In TIME magazine, Professor Dill discusses the danger of devaluing international law given the way it is instrumentalised in Gaza and Ukraine. She notes: ‘These wars have caused unimaginable horrors but world leaders have co-opted the language of law to defend them. […] When legal arguments follow political rather than ethical considerations, as the Biden Administration and European allies are doing, can law still help us make sense of the world?
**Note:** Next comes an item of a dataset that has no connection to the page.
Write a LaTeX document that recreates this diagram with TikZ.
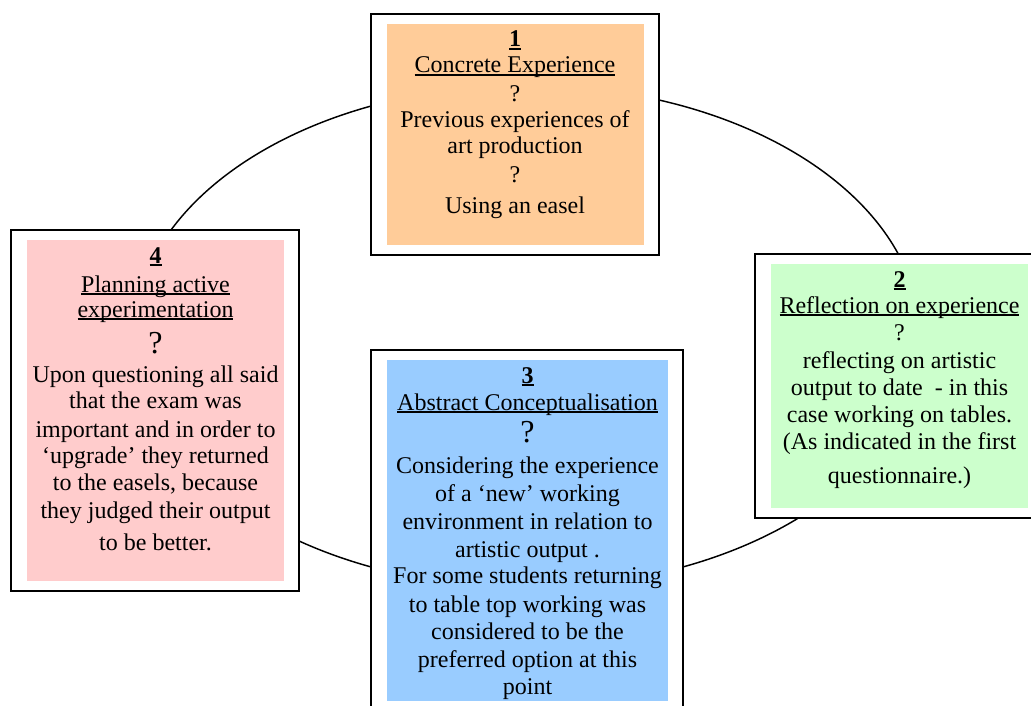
\documentclass[tikz,border=0pt]{standalone}
\usepackage{fontspec}
\setmainfont{Liberation Serif}
% underline set close to the baseline, crossing descenders
\newcommand\ulin[1]{\leavevmode\setbox0\hbox{#1}\rlap{\rule[-2.2pt]{\wd0}{1.1pt}}\box0}
\begin{document}
\begin{tikzpicture}[x=0.75pt,y=-0.75pt,
  frame/.style={draw=black,line width=1.5pt,fill=white},
  cycleline/.style={draw=black,line width=1.1pt},
  txt/.style={anchor=base,inner sep=0pt,font=\fontsize{18}{20}\selectfont},
  bigq/.style={anchor=base,inner sep=0pt,font=\fontsize{24}{24}\selectfont}]
\definecolor{ceOrange}{HTML}{FFCC99}
\definecolor{roGreen}{HTML}{CCFFCC}
\definecolor{acBlue}{HTML}{99CCFF}
\definecolor{paPink}{HTML}{FFCCCC}
\useasboundingbox (0,0) rectangle (1031,706);

% the learning cycle
\draw[cycleline] (527,336.5) ellipse [x radius=294.75pt, y radius=188.25pt];

% stage frames and coloured panels
\draw[frame] (371,14) rectangle (659,255);
\fill[ceOrange] (387,24) rectangle (644,245);
\draw[frame] (755,254) rectangle (1045,518);
\fill[roGreen] (771,264) rectangle (1028,508);
\draw[frame] (371,350) rectangle (683,712);
\fill[acBlue] (387,360) rectangle (668,701);
\draw[frame] (11,230) rectangle (299,591);
\fill[paPink] (27,240) rectangle (284,581);

% 1 Concrete Experience
\foreach \y/\t [count=\i] in {
  47/{\ulin{\textbf{1}}},
  73/{\ulin{Concrete Experience}},
  102/{?},
  128/{Previous experiences of},
  154/{art production},
  183/{?},
  214/{Using an easel}}
  \node[txt] (ce\i) at (515,\y) {\t};

% 2 Reflection on experience
\foreach \y/\t [count=\i] in {
  287/{\ulin{\textbf{2}}},
  313/{\ulin{Reflection on experience}},
  340/{?},
  368/{reflecting on artistic},
  395/{output to date~ - in this},
  422/{case working on tables.},
  449/{(As indicated in the first},
  483/{questionnaire.)}}
  \node[txt] (ro\i) at (899.5,\y) {\t};

% 3 Abstract Conceptualisation
\foreach \y/\t [count=\i] in {
  383/{\ulin{\textbf{3}}},
  410/{\ulin{Abstract Conceptualisation}},
  473/{Considering the experience},
  501/{of a ‘new’ working},
  529/{environment in relation to},
  557/{artistic output .},
  583/{For some students returning},
  612/{to table top working was},
  639/{considered to be the},
  667/{preferred option at this},
  694/{point}}
  \node[txt] (ac\i) at (527.5,\y) {\t};
\node[bigq] (acq) at (527.5,442) {?};

% 4 Planning active experimentation
\foreach \y/\t [count=\i] in {
  263/{\ulin{\textbf{4}}},
  292/{\ulin{Planning active}},
  317/{\ulin{experimentation}},
  382/{Upon questioning all said},
  408/{that the exam was},
  437/{important and in order to},
  463/{‘upgrade’ they returned},
  490/{to the easels, because},
  518/{they judged their output},
  550/{to be better.}}
  \node[txt] (pa\i) at (155.5,\y) {\t};
\node[bigq] (paq) at (155.5,353) {?};
\end{tikzpicture}
\end{document}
Ukraine and Gaza have created a crisis of confidence in the project to constrain war with international law, but dismissing it outright would be a grave mistake.’

In Just Security, as well as in her commentary for CNN and the New York Times, Professor Dill considers the ICJ’s order that Israel must take provisional measures in Gaza. ‘Even though it is not a definitive verdict, it is a very significant rebuke for the armed forces of a democratic state that sometimes says it has the most moral army in the world,” She says. ‘It is also a rebuke of world leaders who preempted legal deliberations by declaring the case meritless or baseless or who argue that Israel’s compliance with international law can be assumed because it is a democracy.’

Professor Dill says: ‘When international law is prominent in policy discussions and the media it is usually because the world is in crisis and often international law does not meet all our expectations of what law should do to solve these crises. Yet, particularly in war, international law is really our best hope and getting that message out is one of my professional aims.’